Said lead would be portrayed in a movie by:

Josh Hutcherson

Setting: Would you want to live there?

Mount Everest? Naw. However, the sprawling English estate our heroes visit earlier on might be a nice place to bunk.  

What was your favorite sentence?

The ghosts of the four dead men from that day speak the loudest from the stone to me, and any climber must learn to hear them and to love and respect climbing on the same stones that they trod, sleeping on the same slabs where they slept, triumphing on the same narrow summit where Whymper’s seven shouted in triumph, and focusing hard on descending safely down the still treacherous section where four of them fell thousands of feet to their deaths.

The Verdict:

The Abominable is not a book for everyone. Particularly in the first half of the novel, I found myself slogging through details to get to the next page. Want to know about the facial hair of inconsequential side characters that never appear again? If the answer is yes, you won’t have any problems with Abominable. Let it never be said that this is not a meticulously researched novel, and Simmons deserves some credit on that basis alone. However, be prepared for lengthy narrative interruptions concerning everything from the history of English landscaping to more than you ever wanted to know about mountain climbing gear (and this is coming from a former outdoor equipment salesperson). While this thoroughness is commendable, it can also be quite distracting in a fictional account.   

Despite a slow build, however, the book has its merits. The premise that Simmons sets the narrative upon, for instance, is very intriguing. In the prologue, he describes Jake Perry as a flesh and blood man whom he met almost by accident back in the 1990s. This possibly-real-possibly-fictional Jake Perry was once a dabbling writer himself, but threw in the towel after Hemingway advised him to keep his day job. The resulting book, alleges Simmons, was actually authored by the protagonist himself with only “a few spelling corrections” made prior to its publication.  

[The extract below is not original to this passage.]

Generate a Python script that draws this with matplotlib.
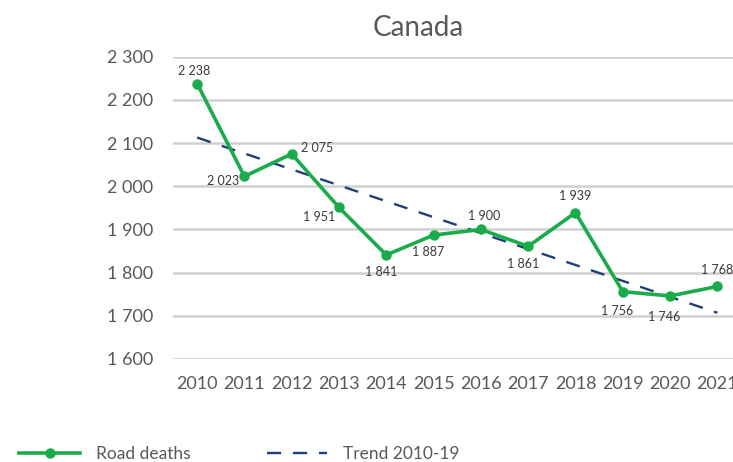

Additionally, The Abominable manages to exude the kind of charm that only an adventure novel set in the early twentieth century can manage. Mysterious Tibetan monsters, Sherpas, Nazis, Royal Geographic Society snobs; this book has all the trappings of the kind of classic exploration story that I cherish. Again, Abominable might not be the book for every reader, but it’s a worthy distraction for any diehard fan of mountaineering tales.               

Get The Abominable at Bookshop or Amazon

Leah Dearborn

Review by Leah Dearborn

Leah Dearborn is a Boston-based writer with a bachelor’s degree in journalism and a master’s degree in international relations from UMass Boston. She started writing for LitReactor in 2013 while paying her way through journalism school and hopping between bookstore jobs (R.I.P. Borders). In the years since, she’s written articles about everything from colonial poisoning plots to city council plans for using owls as pest control. If it’s a little strange, she’s probably interested.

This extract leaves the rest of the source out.